What are you talking about. Cisco routers (or any NAT router) permit 65535 private IP’s mapped to just 1 public IP, since the private IP’s have just 1 open connection to the internet. You have to configure a NAT , and at the end of the command, you add “OVERLOAD” (this is called PAT – Port Address Translation).

Example:
Public IP = 200.0.0.1 255.255.255.252
Private IP = 192.168.1.1 255.255.255.0
NAT pool name (your choice) = EXAMPLE

Router#ip nat pool EXAMPLE 200.0.0.1 200.0.0.1 netmask 255.255.255.252
Router#ip nat inside source-list 1 pool EXAMPLE overload
Router#access-list 1 permit 192.168.1.0 0.0.0.255

I hope that you understand that, because my english sucks

danang 04.22.10 at 4:52 pm

where i can find a tutorial or documentation ?

David Bonne 05.17.10 at 3:01 pm

I think George was talking about INCOMING network connections. PAT on a cisco is no good for this – you need “port forwarding” as per most DSL routers (eg Linksys). I believe it’s possible however – just need to dig around a bit more!

Tom 06.03.10 at 8:00 pm

This is what you need JK if you’re on an ADSL cisco like an 877:

ip nat inside source static tcp [internal ip] [internal port] interface Dialer0 [external port]

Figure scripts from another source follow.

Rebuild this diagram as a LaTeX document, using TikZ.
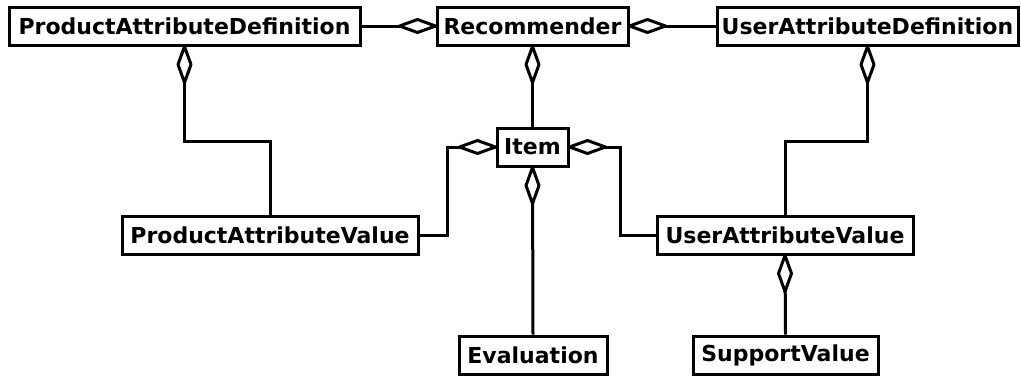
\documentclass[tikz,border=0pt]{standalone}
\usepackage{fontspec}
\setmainfont{DejaVu Sans}
\begin{document}
\begin{tikzpicture}[x=1pt,y=-1pt,
  cls/.style={draw,line width=3pt,fill=white,minimum height=38pt,inner sep=0pt,
    font=\fontsize{22}{26}\selectfont\bfseries},
  link/.style={line width=3pt},
  aggdia/.pic={\draw[line width=3pt,fill=white,line join=round]
    (0,0) -- (18,6.5) -- (36,0) -- (18,-6.5) -- cycle;}]
\useasboundingbox (0,0) rectangle (1021,376);
% classes
\node[cls,minimum width=351pt] (pad) at (184.5,26) {ProductAttributeDefinition};
\node[cls,minimum width=191pt] (rec) at (532.5,26) {Recommender};
\node[cls,minimum width=301pt] (uad) at (867.5,26) {UserAttributeDefinition};
\node[cls,minimum width=71pt]  (item) at (532.5,147) {Item};
\node[cls,minimum width=296pt] (pav) at (270,235) {ProductAttributeValue};
\node[cls,minimum width=256pt] (uav) at (785,235) {UserAttributeValue};
\node[cls,minimum width=148pt] (eval) at (533,355) {Evaluation};
\node[cls,minimum width=185pt] (sv) at (785.5,355) {SupportValue};
% association lines
\draw[link] (rec.west) -- (pad.east);
\draw[link] (rec.east) -- (uad.west);
\draw[link] (rec.south) -- (item.north);
\draw[link] (pad.south) -- ++(0,95) -| (pav.north);
\draw[link] (uad.south) -- ++(0,95) -| (uav.north);
\draw[link] (item.west) -- ++(-48,0) |- (pav.east);
\draw[link] (item.east) -- ++(51,0) |- (uav.west);
\draw[link] (item.south) -- (eval.north);
\draw[link] (uav.south) -- (sv.north);
% aggregation diamonds at the whole side
\pic[rotate=180] at (rec.west) {aggdia};
\pic at (rec.east) {aggdia};
\pic[rotate=-90] at (rec.south) {aggdia};
\pic[rotate=-90] at (pad.south) {aggdia};
\pic[rotate=-90] at (uad.south) {aggdia};
\pic[rotate=180] at (item.west) {aggdia};
\pic at (item.east) {aggdia};
\pic[rotate=-90] at (item.south) {aggdia};
\pic[rotate=-90] at (uav.south) {aggdia};
\end{tikzpicture}
\end{document}
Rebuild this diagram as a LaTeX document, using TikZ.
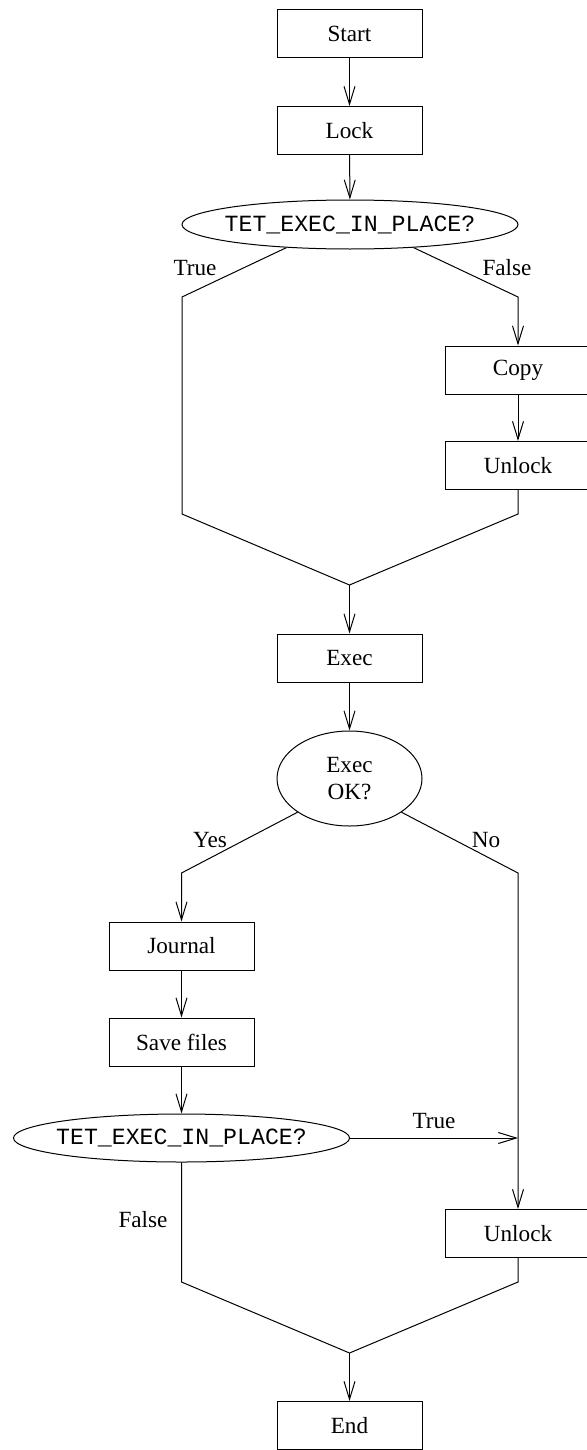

ie to forward external 57812 to internal 3389 on 10.0.0.88 you’d do:

ip nat inside source static tcp 10.0.0.88 3389 interface Dialer0 57812

david 07.03.11 at 3:19 am

Ohh! really nice that when you go to downloads on vyatta the community edition is missing! ups! nice this community concept: let the idiots program for u and then use the improvements on pay version.

admin 07.03.11 at 10:10 am

You can download the Free Vyatta Community Edition still. It is at this URL-
http://www.vyatta.org/downloads

Thanks!
-David

Marc 02.17.12 at 9:43 am

Thanks! admin, I was having a hard time finding the download as well.